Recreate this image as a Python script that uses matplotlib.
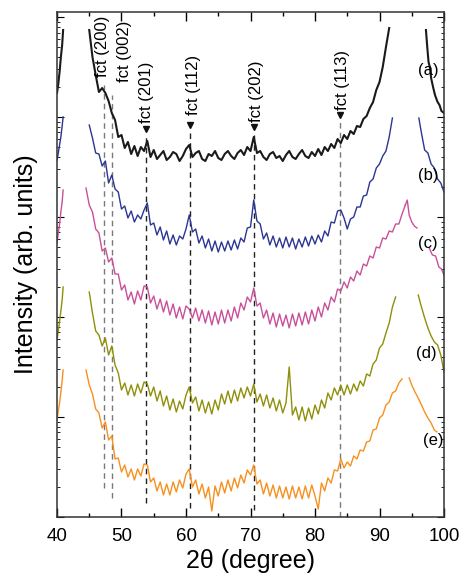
import matplotlib
matplotlib.use('Agg')
import matplotlib.pyplot as plt
import numpy as np

plt.rcParams['font.family'] = ['Liberation Sans', 'DejaVu Sans']

# fct reflections (2theta, degree)
peak_pos = [47.3, 48.6, 53.8, 60.6, 70.6, 83.9]
peak_names = ['fct (200)', 'fct (002)', 'fct (201)', 'fct (112)', 'fct (202)', 'fct (113)']

sample_names = ['(a)', '(b)', '(c)', '(d)', '(e)']
colors = ['#1a1a1a', '#2b3593', '#c8509a', '#8f8f0a', '#f7901e']

# all intensities given as log10(counts)
# left flank (substrate tail), same 2theta for all samples
left_2t = [40.0, 40.2, 40.4, 40.6, 40.8, 40.95]
left_a = [4.24, 4.33, 4.45, 4.60, 4.72, 4.87]
left_b = [3.57, 3.64, 3.72, 3.80, 3.91, 4.00]
left_c = [2.74, 2.84, 2.93, 3.05, 3.15, 3.27]
left_d = [1.77, 1.86, 1.96, 2.06, 2.17, 2.30]
left_e = [0.97, 1.06, 1.14, 1.25, 1.36, 1.47]

# main scan, one point every 0.5 degree from the given start
start_a, start_b, start_c, start_d, start_e = 45.0, 45.0, 44.5, 45.0, 44.5
main_a = [4.87, 4.60, 4.42, 4.25, 4.29, 4.24, 4.16, 4.04, 3.97, 3.80,
          3.82, 3.69, 3.75, 3.63, 3.71, 3.61, 3.70, 3.66, 3.76, 3.60,
          3.67, 3.58, 3.62, 3.66, 3.57, 3.60, 3.65, 3.63, 3.56, 3.61,
          3.68, 3.72, 3.60, 3.64, 3.66, 3.58, 3.56, 3.63, 3.61, 3.66,
          3.59, 3.57, 3.63, 3.66, 3.61, 3.58, 3.64, 3.67, 3.62, 3.70,
          3.66, 3.80, 3.64, 3.66, 3.60, 3.57, 3.63, 3.65, 3.59, 3.61,
          3.56, 3.62, 3.66, 3.60, 3.58, 3.63, 3.67, 3.61, 3.59, 3.65,
          3.61, 3.68, 3.62, 3.70, 3.66, 3.73, 3.69, 3.78, 3.74, 3.82,
          3.78, 3.86, 3.83, 3.91, 3.90, 3.98, 4.01, 4.09, 4.15, 4.27,
          4.35, 4.50, 4.70, 4.89]
main_b = [3.92, 3.79, 3.64, 3.63, 3.51, 3.56, 3.34, 3.42, 3.28, 3.25,
          3.08, 3.11, 2.99, 3.06, 2.95, 3.02, 2.98, 3.07, 3.14, 2.92,
          2.94, 2.82, 2.90, 2.77, 2.86, 2.73, 2.82, 2.72, 2.81, 2.78,
          2.88, 3.02, 2.85, 2.88, 2.74, 2.81, 2.69, 2.78, 2.66, 2.76,
          2.65, 2.75, 2.66, 2.76, 2.67, 2.77, 2.68, 2.79, 2.75, 2.89,
          2.90, 3.17, 2.96, 2.93, 2.78, 2.84, 2.72, 2.81, 2.70, 2.79,
          2.69, 2.80, 2.70, 2.79, 2.68, 2.78, 2.70, 2.80, 2.71, 2.81,
          2.73, 2.82, 2.75, 2.86, 2.81, 2.95, 2.94, 3.06, 3.07, 2.99,
          2.88, 2.98, 3.00, 3.10, 3.10, 3.21, 3.22, 3.35, 3.38, 3.49,
          3.53, 3.61, 3.66, 3.80, 3.99]
main_c = [3.29, 3.12, 3.05, 2.88, 2.84, 2.66, 2.69, 2.55, 2.59, 2.43,
          2.43, 2.27, 2.32, 2.17, 2.25, 2.13, 2.26, 2.17, 2.31, 2.30,
          2.14, 2.21, 2.08, 2.18, 2.05, 2.16, 2.02, 2.13, 1.99, 2.10,
          1.98, 2.11, 2.08, 1.99, 2.09, 1.96, 2.07, 1.94, 2.06, 1.92,
          2.05, 1.93, 2.07, 1.94, 2.07, 1.96, 2.10, 1.99, 2.14, 2.07,
          2.20, 2.15, 2.29, 2.11, 2.14, 1.99, 2.07, 1.93, 2.04, 1.90,
          2.03, 1.91, 2.02, 1.89, 2.03, 1.91, 2.04, 1.92, 2.05, 1.93,
          2.07, 1.96, 2.10, 2.00, 2.14, 2.07, 2.20, 2.15, 2.28, 2.26,
          2.35, 2.29, 2.40, 2.36, 2.46, 2.42, 2.53, 2.51, 2.61, 2.59,
          2.70, 2.69, 2.79, 2.78, 2.86, 2.85, 2.93, 2.93, 3.03, 3.12]
main_d = [2.25, 2.04, 1.86, 1.82, 1.71, 1.79, 1.62, 1.71, 1.52, 1.44,
          1.27, 1.34, 1.22, 1.32, 1.21, 1.33, 1.24, 1.35, 1.33, 1.21,
          1.30, 1.16, 1.26, 1.11, 1.21, 1.07, 1.18, 1.05, 1.16, 1.08,
          1.22, 1.30, 1.14, 1.20, 1.06, 1.17, 1.04, 1.15, 1.03, 1.17,
          1.07, 1.23, 1.13, 1.26, 1.14, 1.27, 1.16, 1.29, 1.19, 1.30,
          1.21, 1.33, 1.15, 1.23, 1.11, 1.22, 1.09, 1.19, 1.06, 1.17,
          1.04, 1.14, 1.50, 1.02, 1.10, 0.97, 1.10, 0.96, 1.09, 0.98,
          1.12, 1.03, 1.17, 1.09, 1.24, 1.17, 1.29, 1.22, 1.32, 1.22,
          1.32, 1.23, 1.33, 1.26, 1.36, 1.31, 1.43, 1.41, 1.53, 1.57,
          1.69, 1.73, 1.84, 1.94, 2.10, 2.20]
main_e = [1.47, 1.32, 1.23, 1.08, 1.04, 0.89, 0.95, 0.77, 0.81, 0.58,
          0.59, 0.45, 0.52, 0.40, 0.48, 0.37, 0.48, 0.41, 0.53, 0.52,
          0.35, 0.39, 0.26, 0.35, 0.22, 0.33, 0.22, 0.35, 0.25, 0.37,
          0.29, 0.43, 0.48, 0.30, 0.37, 0.23, 0.33, 0.19, 0.30, 0.06,
          0.31, 0.21, 0.35, 0.24, 0.37, 0.26, 0.39, 0.29, 0.42, 0.34,
          0.47, 0.42, 0.52, 0.33, 0.37, 0.23, 0.34, 0.21, 0.32, 0.19,
          0.31, 0.19, 0.30, 0.18, 0.31, 0.19, 0.30, 0.18, 0.31, 0.19,
          0.32, 0.21, 0.08, 0.34, 0.26, 0.39, 0.34, 0.47, 0.46, 0.58,
          0.49, 0.55, 0.51, 0.61, 0.58, 0.67, 0.66, 0.75, 0.76, 0.87,
          0.88, 0.99, 1.02, 1.12, 1.15, 1.24, 1.26, 1.34, 1.38]

# pink sample: sharp reflection near 94 deg
peak_c_2t = [94.0, 94.3, 94.6, 95.0, 95.4, 95.8]
peak_c = [3.12, 3.17, 3.02, 2.95, 2.91, 2.89]

# right flank (above the substrate peak)
right_a_2t = [97.2, 97.4, 97.6, 97.8, 98.0, 98.3, 98.6, 99.0, 99.3, 99.6, 100.0]
right_a = [4.87, 4.70, 4.55, 4.50, 4.39, 4.30, 4.22, 4.15, 4.12, 4.06, 4.04]
right_b_2t = [96.1, 96.5, 97.0, 97.5, 98.0, 98.5, 99.0, 99.5, 100.0]
right_b = [3.99, 3.84, 3.67, 3.64, 3.53, 3.49, 3.38, 3.34, 3.25]
right_c_2t = [97.7, 98.2, 98.7, 99.2, 99.6, 100.0]
right_c = [2.69, 2.62, 2.61, 2.50, 2.48, 2.42]
right_d_2t = [96.0, 96.5, 97.0, 97.5, 98.0, 98.5, 99.0, 99.5, 100.0]
right_d = [2.22, 2.10, 1.99, 1.89, 1.81, 1.75, 1.72, 1.62, 1.45]
right_e_2t = [94.6, 95.0, 95.5, 96.0, 96.5, 97.0, 97.5, 98.0, 98.5, 98.9]
right_e = [1.39, 1.32, 1.25, 1.19, 1.12, 1.05, 0.99, 0.94, 0.87, 0.85]


def scan_axis(start, vals):
    return start + 0.5 * np.arange(len(vals))


fig = plt.figure(figsize=(4.63, 5.75), dpi=100)
ax = fig.add_axes([0.1231, 0.1009, 0.8359, 0.8782])
ax.set_yscale('log')

# dashed guide lines for the fct reflections
dash_top = [4.32, 4.22, 3.82, 3.87, 3.85, 3.97]
dash_bot = [0.29, 0.19, 0.14, 0.09, 0.07, 0.0]
dash_col = ['#7a7a7a', '#7a7a7a', '#222222', '#222222', '#222222', '#7a7a7a']
for pos, top, bot, col in zip(peak_pos, dash_top, dash_bot, dash_col):
    ax.plot([pos, pos], [10**bot, 10**top], ls=(0, (4, 3)), color=col,
            lw=1.0, zorder=1)

segments = [
    [(left_2t, left_a), (scan_axis(start_a, main_a), main_a), (right_a_2t, right_a)],
    [(left_2t, left_b), (scan_axis(start_b, main_b), main_b), (right_b_2t, right_b)],
    [(left_2t, left_c), (scan_axis(start_c, main_c), main_c), (peak_c_2t, peak_c),
     (right_c_2t, right_c)],
    [(left_2t, left_d), (scan_axis(start_d, main_d), main_d), (right_d_2t, right_d)],
    [(left_2t, left_e), (scan_axis(start_e, main_e), main_e), (right_e_2t, right_e)],
]
for segs, col in zip(segments, colors):
    lw = 1.5 if col == '#1a1a1a' else 1.0
    for x, y in segs:
        ax.plot(x, 10**np.array(y), color=col, lw=lw, zorder=2)

# reflection labels and arrows
label_x = [47.1, 50.5, 53.95, 61.1, 71.0, 84.2]
label_y = [4.40, 4.35, 3.94, 4.02, 3.95, 4.07]
for name, lx, ly in zip(peak_names, label_x, label_y):
    ax.text(lx, 10**ly, name, rotation=90, ha='center', va='bottom',
            fontsize=12, zorder=5)
arrow_y = [3.88, 3.92, 3.90, 4.02]
for pos, ay in zip(peak_pos[2:], arrow_y):
    ax.plot(pos, 10**ay, marker='v', color='#111111', ms=5, zorder=5)

name_x = [97.5, 97.5, 97.5, 97.3, 98.3]
name_y = [4.47, 3.42, 2.74, 1.63, 0.76]
for name, nx, ny in zip(sample_names, name_x, name_y):
    ax.text(nx, 10**ny, name, ha='center', va='center', fontsize=12, zorder=5)

ax.set_xlim(40, 100)
ax.set_ylim(1, 10**5.05)
ax.set_xticks(np.arange(40, 101, 10))
ax.set_xticks(np.arange(45, 100, 10), minor=True)
ax.tick_params(axis='x', which='major', direction='in', length=6.5, width=1,
               top=True, labelsize=13.5, pad=8)
ax.tick_params(axis='x', which='minor', direction='in', length=3, width=1, top=True)
ax.tick_params(axis='y', which='both', direction='in', right=True, labelleft=False)
ax.tick_params(axis='y', which='major', length=5, width=0.8)
ax.tick_params(axis='y', which='minor', length=2.5, width=0.6)
ax.yaxis.set_minor_formatter(plt.NullFormatter())
for sp in ax.spines.values():
    sp.set_linewidth(1.1)
    sp.set_color('#333333')

ax.set_xlabel('2θ (degree)', fontsize=18, labelpad=3)
ax.set_ylabel('Intensity (arb. units)', fontsize=18, labelpad=14)

plt.savefig('out.png', dpi=100)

::::::::

(GIVEN PROBLEM): From the first line above down to the line with "left_e = [0.97, 1.06, 1.14, 1.25, 1.36, 1.47]", reproduce every line and no others, omitting pictures.

(SOLUTION FOR THIS PROBLEM):
Recreate this image as a Python script that uses matplotlib.
import matplotlib
matplotlib.use('Agg')
import matplotlib.pyplot as plt
import numpy as np

plt.rcParams['font.family'] = ['Liberation Sans', 'DejaVu Sans']

# fct reflections (2theta, degree)
peak_pos = [47.3, 48.6, 53.8, 60.6, 70.6, 83.9]
peak_names = ['fct (200)', 'fct (002)', 'fct (201)', 'fct (112)', 'fct (202)', 'fct (113)']

sample_names = ['(a)', '(b)', '(c)', '(d)', '(e)']
colors = ['#1a1a1a', '#2b3593', '#c8509a', '#8f8f0a', '#f7901e']

# all intensities given as log10(counts)
# left flank (substrate tail), same 2theta for all samples
left_2t = [40.0, 40.2, 40.4, 40.6, 40.8, 40.95]
left_a = [4.24, 4.33, 4.45, 4.60, 4.72, 4.87]
left_b = [3.57, 3.64, 3.72, 3.80, 3.91, 4.00]
left_c = [2.74, 2.84, 2.93, 3.05, 3.15, 3.27]
left_d = [1.77, 1.86, 1.96, 2.06, 2.17, 2.30]
left_e = [0.97, 1.06, 1.14, 1.25, 1.36, 1.47]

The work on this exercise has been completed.